Reliving Jesus' crucifixion and death
“On Good Friday in the streets of San Antonio, the first and twenty-first centuries meet and intertwine.”
On Good Friday in San Antonio, Texas, curious tourists and the faithful mix together and crowd the streets for the annual religious procession commemorating Jesus’ crucifixion and death. On this day, the walls of the city’s cathedral expand to embrace the city streets; sidewalks and roads become sacred space. On Good Friday in the streets of San Antonio, the first and twenty-first centuries meet and intertwine.
For the reenactment and procession, actors assume their roles as Roman soldiers, citizens, faithful women and even Jesus, who begins a slow and painful walk to the front of the cathedral. At one point in Jesus’ journey, the monseñor takes the cross from Jesus and carries it for him. Screams, sobs and the passion of the moment penetrate the air.

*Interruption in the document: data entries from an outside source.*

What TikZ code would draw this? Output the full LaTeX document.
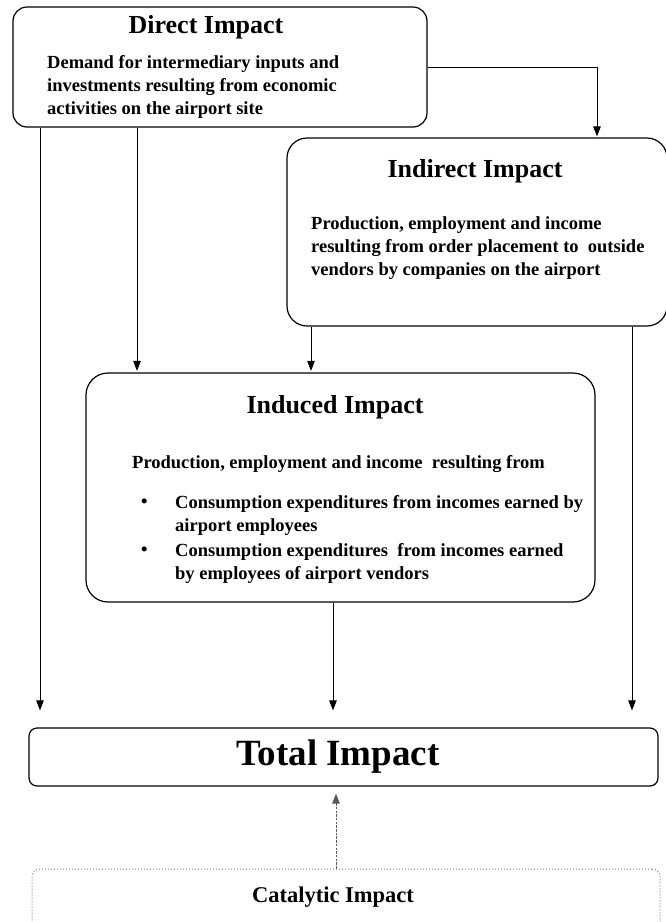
\documentclass[tikz,border=0pt]{standalone}
\usepackage{fontspec}
\setmainfont{Liberation Serif}
\usetikzlibrary{arrows.meta}
\begin{document}
\begin{tikzpicture}[x=1pt,y=-1pt,
  box/.style={draw, line width=1.2pt, inner sep=0pt},
  ttl/.style={font=\bfseries\fontsize{26}{30}\selectfont, inner sep=0pt},
  body/.style={font=\bfseries\fontsize{18.5}{23}\selectfont, inner sep=0pt, align=left, anchor=west},
  conn/.style={line width=0.9pt, -{Triangle[length=10pt,width=7.5pt]}},
  dconn/.style={line width=0.9pt, gray!70!black, dash pattern=on 2.5pt off 1.2pt, -{Triangle[length=10pt,width=7.5pt]}},
]
\useasboundingbox (0,0) rectangle (666,922);
\clip (0,0) rectangle (666,922);

% boxes
\node[box, rounded corners=14pt, minimum width=414pt, minimum height=120pt] (direct) at (220,67) {};
\node[box, rounded corners=20pt, minimum width=380pt, minimum height=188pt] (indirect) at (477,232) {};
\node[box, rounded corners=22pt, minimum width=509pt, minimum height=229pt] (induced) at (340.5,487.5) {};
\node[box, rounded corners=8pt, minimum width=629pt, minimum height=58pt] (total) at (343.5,757) {};
\node[draw, gray, line width=1pt, dotted, rounded corners=8pt, inner sep=0pt, minimum width=628pt, minimum height=71pt] (catalytic) at (346,904.5) {};

% texts
\node[ttl] (directT) at (206,27) {Direct Impact};
\node[body] (directB) at (47,87) {Demand for intermediary inputs and\\investments resulting from economic\\activities on the airport site};

\node[ttl] (indirectT) at (475,171) {Indirect Impact};
\node[body] (indirectB) at (311,248) {Production, employment and income\\resulting from order placement to\ \ outside\\vendors by companies on the airport};

\node[ttl] (inducedT) at (335,407) {Induced Impact};
\node[body] (inducedB) at (132,464) {Production, employment and income\ \ resulting from};
\node[body] (bul1) at (141,503) {\textbullet};
\node[body] (item1) at (175,515) {Consumption expenditures from incomes earned by\\airport employees};
\node[body] (bul2) at (141,551) {\textbullet};
\node[body] (item2) at (175,563) {Consumption expenditures\ \ from incomes earned\\by employees of airport vendors};

\node[font=\bfseries\fontsize{37}{40}\selectfont, inner sep=0pt] (totalT) at (338,757) {Total Impact};
\node[font=\bfseries\fontsize{22.5}{26}\selectfont, inner sep=0pt] (catalyticT) at (333,897) {Catalytic Impact};

% x positions of vertical connectors
\coordinate (xL) at (40,0);
\coordinate (xA) at (137,0);
\coordinate (xB) at (311,0);
\coordinate (xM) at (333,0);
\coordinate (xC) at (336,0);
\coordinate (xR) at (632,0);
\coordinate (xI) at (597,0);

% connectors
\draw[conn, shorten >=1pt] (direct.east) -| (indirect.north -| xI);
\draw[conn, shorten >=17pt] (direct.south -| xL) -- (total.north -| xL);
\draw[conn, shorten >=1.5pt] (direct.south -| xA) -- (induced.north -| xA);
\draw[conn, shorten >=1.5pt] (indirect.south -| xB) -- (induced.north -| xB);
\draw[conn, shorten >=17pt] (indirect.south -| xR) -- (total.north -| xR);
\draw[conn, shorten >=17pt] (induced.south -| xM) -- (total.north -| xM);
\draw[dconn, shorten >=7pt] (catalytic.north -| xC) -- (total.south -| xC);
\end{tikzpicture}
\end{document}
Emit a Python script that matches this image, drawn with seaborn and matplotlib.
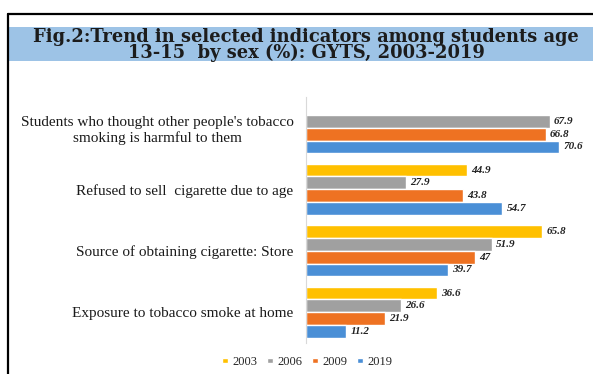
import numpy as np
import pandas as pd
import matplotlib
matplotlib.use("Agg")
import matplotlib.pyplot as plt
from matplotlib.patches import Rectangle
from matplotlib.lines import Line2D
import seaborn as sns

# Indicator labels (top to bottom)
indicators = [
    "Students who thought other people's tobacco\nsmoking is harmful to them",
    "Refused to sell  cigarette due to age",
    "Source of obtaining cigarette: Store",
    "Exposure to tobacco smoke at home",
]
years = ["2003", "2006", "2009", "2019"]

# Percentages per survey year
pct_2003 = [np.nan, 44.9, 65.8, 36.6]
pct_2006 = [67.9, 27.9, 51.9, 26.6]
pct_2009 = [66.8, 43.8, 47.0, 21.9]
pct_2019 = [70.6, 54.7, 39.7, 11.2]

palette = {"2003": "#FFC000", "2006": "#A0A0A0", "2009": "#EE7222", "2019": "#4A8FD6"}

rows = []
for yr, vals in zip(years, [pct_2003, pct_2006, pct_2009, pct_2019]):
    for ind, v in zip(indicators, vals):
        rows.append({"indicator": ind, "year": yr, "pct": v})
df = pd.DataFrame(rows)

sns.set_theme(style="white")
plt.rcParams["font.family"] = ["Liberation Serif", "DejaVu Serif"]

W, H = 593, 374
fig = plt.figure(figsize=(W / 100, H / 100), dpi=100)
fig.patch.set_facecolor("white")

# Outer frame (top and left edges visible)
fig.add_artist(Line2D([8 / W, 8 / W], [0, 1 - 14 / H], transform=fig.transFigure,
                      color="black", lw=1.6))
fig.add_artist(Line2D([8 / W, 1], [1 - 14 / H, 1 - 14 / H], transform=fig.transFigure,
                      color="black", lw=1.6))

# Title band
fig.add_artist(Rectangle((9 / W, 1 - 61 / H), 1 - 9 / W, 34 / H, transform=fig.transFigure,
                         facecolor="#9DC3E6", edgecolor="none"))
fig.text(306 / W, 1 - 45 / H,
         "Fig.2:Trend in selected indicators among students age\n"
         "13-15  by sex (%): GYTS, 2003-2019",
         ha="center", va="center", multialignment="center", linespacing=0.86,
         fontsize=12.9, fontweight="bold", color="#1c1c1c", family=["DejaVu Serif"])

ax = fig.add_axes([306 / W, 1 - 343 / H, (593 - 306) / W, (343 - 97) / H])
sns.barplot(data=df, y="indicator", x="pct", hue="year", hue_order=years,
            order=indicators, palette=palette, orient="h", width=0.83,
            saturation=1, ax=ax, legend=False)

ax.set_xlim(0, 80)
ax.set_xlabel("")
ax.set_ylabel("")
ax.set_xticks([])
for side in ["top", "right", "bottom"]:
    ax.spines[side].set_visible(False)
ax.spines["left"].set_color("#d9d9d9")
ax.spines["left"].set_linewidth(0.8)
ax.tick_params(axis="y", length=0, pad=9)
for lbl in ax.get_yticklabels():
    lbl.set_fontsize(11)
    lbl.set_multialignment("center")
    lbl.set_color("#1a1a1a")

for cont in ax.containers:
    labels = ["" if np.isnan(b.get_width()) else f"{b.get_width():g}" for b in cont]
    ax.bar_label(cont, labels=labels, padding=3, fontsize=8, fontweight="bold",
                 fontstyle="italic", color="#222222")

handles = [Rectangle((0, 0), 1, 1, facecolor=palette[y]) for y in years]
fig.legend(handles, years, loc="center", bbox_to_anchor=(307 / W, 1 - 362 / H), ncol=4,
           frameon=False, fontsize=9, handlelength=0.45, handleheight=0.35,
           handletextpad=0.35, columnspacing=0.8)

fig.savefig("out.png", dpi=100)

Jesus does not suffer alone
Participants do not just play a role, they relive the moment of Jesus’ historical suffering, crucifixion and resurrection. As the soldiers “nail” Jesus to the cross, tears well in the eyes of the faithful. The pain Jesus experiences mirrors the suffering of the crowd, who, in suffering with Jesus, makes sure Jesus does not suffer alone. Because Jesus suffered, they do not suffer alone. He accompanies them all in the daily sufferings of the struggle that is life.

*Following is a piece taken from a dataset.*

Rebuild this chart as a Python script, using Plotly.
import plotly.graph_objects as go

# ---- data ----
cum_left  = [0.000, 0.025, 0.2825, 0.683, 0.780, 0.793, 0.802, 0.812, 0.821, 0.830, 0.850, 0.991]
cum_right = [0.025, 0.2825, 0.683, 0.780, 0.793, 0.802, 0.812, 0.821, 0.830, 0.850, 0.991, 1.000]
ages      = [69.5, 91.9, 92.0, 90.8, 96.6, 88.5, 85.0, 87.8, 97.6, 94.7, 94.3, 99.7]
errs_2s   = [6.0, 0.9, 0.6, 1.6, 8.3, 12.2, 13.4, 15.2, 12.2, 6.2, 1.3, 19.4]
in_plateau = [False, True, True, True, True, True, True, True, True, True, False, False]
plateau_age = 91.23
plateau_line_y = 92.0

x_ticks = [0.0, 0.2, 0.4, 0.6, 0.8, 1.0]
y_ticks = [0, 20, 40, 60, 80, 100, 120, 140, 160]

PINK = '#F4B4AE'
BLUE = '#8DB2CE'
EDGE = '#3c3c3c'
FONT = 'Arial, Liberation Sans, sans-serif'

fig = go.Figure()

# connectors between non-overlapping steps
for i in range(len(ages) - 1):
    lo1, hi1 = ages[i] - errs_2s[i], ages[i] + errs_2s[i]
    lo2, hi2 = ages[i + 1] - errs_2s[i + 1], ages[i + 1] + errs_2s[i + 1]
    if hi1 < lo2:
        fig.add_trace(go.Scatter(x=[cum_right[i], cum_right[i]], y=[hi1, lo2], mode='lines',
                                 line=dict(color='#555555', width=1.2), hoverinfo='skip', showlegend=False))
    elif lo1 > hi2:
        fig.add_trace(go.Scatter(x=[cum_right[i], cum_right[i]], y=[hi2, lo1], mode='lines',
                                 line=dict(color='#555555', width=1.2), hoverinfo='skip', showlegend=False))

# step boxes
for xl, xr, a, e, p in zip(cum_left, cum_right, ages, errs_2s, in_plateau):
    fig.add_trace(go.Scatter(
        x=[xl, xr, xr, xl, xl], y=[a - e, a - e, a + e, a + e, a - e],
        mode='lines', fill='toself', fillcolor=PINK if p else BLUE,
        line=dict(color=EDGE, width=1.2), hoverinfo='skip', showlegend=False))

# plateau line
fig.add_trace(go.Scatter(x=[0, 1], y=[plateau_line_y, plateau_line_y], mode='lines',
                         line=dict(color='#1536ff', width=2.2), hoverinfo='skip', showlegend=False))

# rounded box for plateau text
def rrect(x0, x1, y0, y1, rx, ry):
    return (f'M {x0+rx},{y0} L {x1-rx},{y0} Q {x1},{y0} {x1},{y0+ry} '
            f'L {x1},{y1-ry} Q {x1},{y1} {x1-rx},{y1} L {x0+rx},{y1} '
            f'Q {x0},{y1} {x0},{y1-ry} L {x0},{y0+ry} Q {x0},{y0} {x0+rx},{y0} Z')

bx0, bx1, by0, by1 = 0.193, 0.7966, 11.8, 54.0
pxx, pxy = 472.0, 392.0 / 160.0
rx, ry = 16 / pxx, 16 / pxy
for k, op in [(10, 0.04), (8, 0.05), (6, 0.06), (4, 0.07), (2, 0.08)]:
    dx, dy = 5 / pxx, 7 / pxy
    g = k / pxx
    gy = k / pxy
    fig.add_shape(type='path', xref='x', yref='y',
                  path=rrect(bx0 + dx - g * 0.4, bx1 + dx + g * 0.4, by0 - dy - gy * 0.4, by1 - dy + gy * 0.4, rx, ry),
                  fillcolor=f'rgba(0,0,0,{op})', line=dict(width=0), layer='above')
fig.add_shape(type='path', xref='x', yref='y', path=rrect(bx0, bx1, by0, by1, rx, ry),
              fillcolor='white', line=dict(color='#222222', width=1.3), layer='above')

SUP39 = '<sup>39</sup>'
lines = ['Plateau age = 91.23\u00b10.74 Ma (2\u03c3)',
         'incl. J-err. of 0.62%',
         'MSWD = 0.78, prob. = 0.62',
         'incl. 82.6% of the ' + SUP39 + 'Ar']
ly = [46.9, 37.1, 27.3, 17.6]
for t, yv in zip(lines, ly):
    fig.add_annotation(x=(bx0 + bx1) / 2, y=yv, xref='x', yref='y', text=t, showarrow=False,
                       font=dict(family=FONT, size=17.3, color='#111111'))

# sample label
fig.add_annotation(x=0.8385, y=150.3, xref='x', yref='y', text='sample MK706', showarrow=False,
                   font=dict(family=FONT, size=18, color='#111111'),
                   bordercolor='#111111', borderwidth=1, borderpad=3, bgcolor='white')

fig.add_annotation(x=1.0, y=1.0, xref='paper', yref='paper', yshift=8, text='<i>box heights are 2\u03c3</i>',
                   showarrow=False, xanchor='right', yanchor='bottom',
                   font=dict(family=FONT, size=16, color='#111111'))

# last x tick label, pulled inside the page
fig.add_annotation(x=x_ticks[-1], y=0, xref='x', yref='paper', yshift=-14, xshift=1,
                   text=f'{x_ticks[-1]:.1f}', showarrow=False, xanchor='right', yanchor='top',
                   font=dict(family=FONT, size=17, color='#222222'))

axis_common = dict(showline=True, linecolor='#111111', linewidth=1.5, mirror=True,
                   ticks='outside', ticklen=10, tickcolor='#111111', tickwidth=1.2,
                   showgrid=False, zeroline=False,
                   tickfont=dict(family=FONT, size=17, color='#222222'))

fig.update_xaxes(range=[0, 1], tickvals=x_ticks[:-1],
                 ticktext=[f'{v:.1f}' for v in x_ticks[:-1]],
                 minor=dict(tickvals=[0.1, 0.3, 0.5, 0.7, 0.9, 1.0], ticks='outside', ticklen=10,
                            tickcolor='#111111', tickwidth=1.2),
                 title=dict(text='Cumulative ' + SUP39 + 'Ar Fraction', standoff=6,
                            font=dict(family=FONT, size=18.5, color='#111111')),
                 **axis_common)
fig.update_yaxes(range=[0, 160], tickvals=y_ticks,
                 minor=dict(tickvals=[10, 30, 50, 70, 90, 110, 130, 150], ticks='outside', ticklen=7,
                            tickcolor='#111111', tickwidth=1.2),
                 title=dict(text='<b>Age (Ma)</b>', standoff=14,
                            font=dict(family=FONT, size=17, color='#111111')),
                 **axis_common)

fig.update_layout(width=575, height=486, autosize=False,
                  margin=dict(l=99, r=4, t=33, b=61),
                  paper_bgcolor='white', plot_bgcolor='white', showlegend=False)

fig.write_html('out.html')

Latino/as emphasize Jesus’ concrete historical reality and its implications for our understanding of Jesus today. At the center is the Crucified Jesus, who reveals God’s love for humanity and God’s presence with and advocacy for the poor. The Latino/a faith in the Crucified Jesus cannot be found in the dogmas, official teachings or theological treatises of academic theology but instead is situated in the concrete faith and lives of Latino/a communities. The Crucified Jesus accompanies the Latino/a community in all their struggles and suffering.
We do not suffer alone
Much has been made of what has been characterized as a Latino/a “obsession” with suffering. Indeed, we Latino/as are “Good Friday” more than “Easter” Catholics, and Ash Wednesday holds a special place in our hearts. It is both the materiality of the ashes and the reminder of our mortality that resonate with us. Yet this emphasis on suffering does not create a morbid or fatalistic spirituality. Instead, for Latino/as reminding ourselves that Jesus suffered and accompanying him in that suffering reveals to us that we do not suffer alone.
Similarly, Marian accounts such as Our Lady of Guadalupe’s apparition before an Indigenous man during the conquest and Our Lady of Charity’s discovery by an African slave and two Indigenous men in Cuba reveal to us the Mary of the Magnificat who “lifts up the lowly” and sings of a God in solidarity with the marginalized.